Flann O'Brien - Extract from "The Third Policeman"

Thor Heyerdahl

Yesterday evening I had dinner & drinks with some French friends; I was lured into dinner by the proximity of the restaurant, and a promise of beer.

The topics of discussion were varied (Yoga, spirituality, photographic strategies, sensory deprivation, ketamine) but one stuck with me, because it was about a man I respect tremendously but of whom we seldom hear anything today.

I'm talking about Thor Heyerdahl. Heyerdahl was a marine biologist and anthropologist and, was best known for the raft voyages he made between North Africa & Polynesia (Contiki) and North Afrika and South America (Ra). He was attempting to prove that contact between the continents, pre Christopher Columbus was possible.

Of course, today, we know that the Chinese sailed those waters in boats of inimaginable size (for their time) at the same time as Columbus, and what they did before is lost in myth.

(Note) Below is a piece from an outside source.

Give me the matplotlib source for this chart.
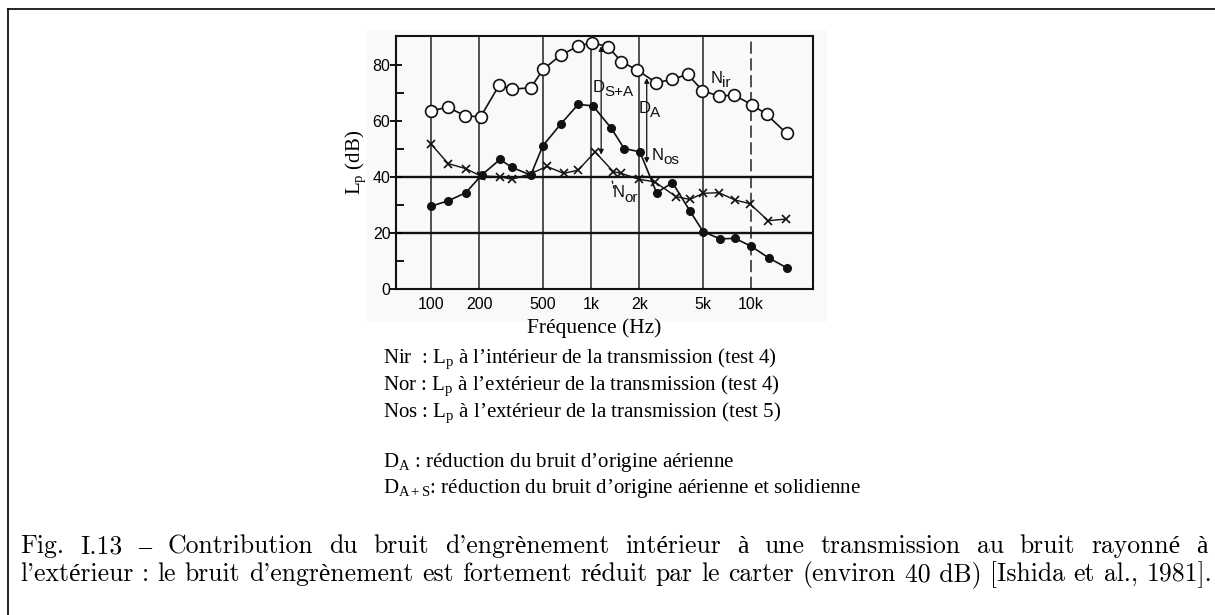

I first encountered Heyerdahl with his book about the Ra expeditions and the impact of that book has never left me.

The book is a mixture of scientific credibility, opposition to the mainstream of science, navigation of the politics of bureaucracy and a powerful statement against the politics of the super powers. In this curious cycle the book also explores the dynamics of a team of men stuck on a raft together for long periods, racial tensions within the group at a time when Martin Luther King was having trouble fighting for the freedom of Black America and the materialization of a dream, a faith and a lust for adventure.

Amidst all these currents this is not fiction; it is reality - a reality born of dreams.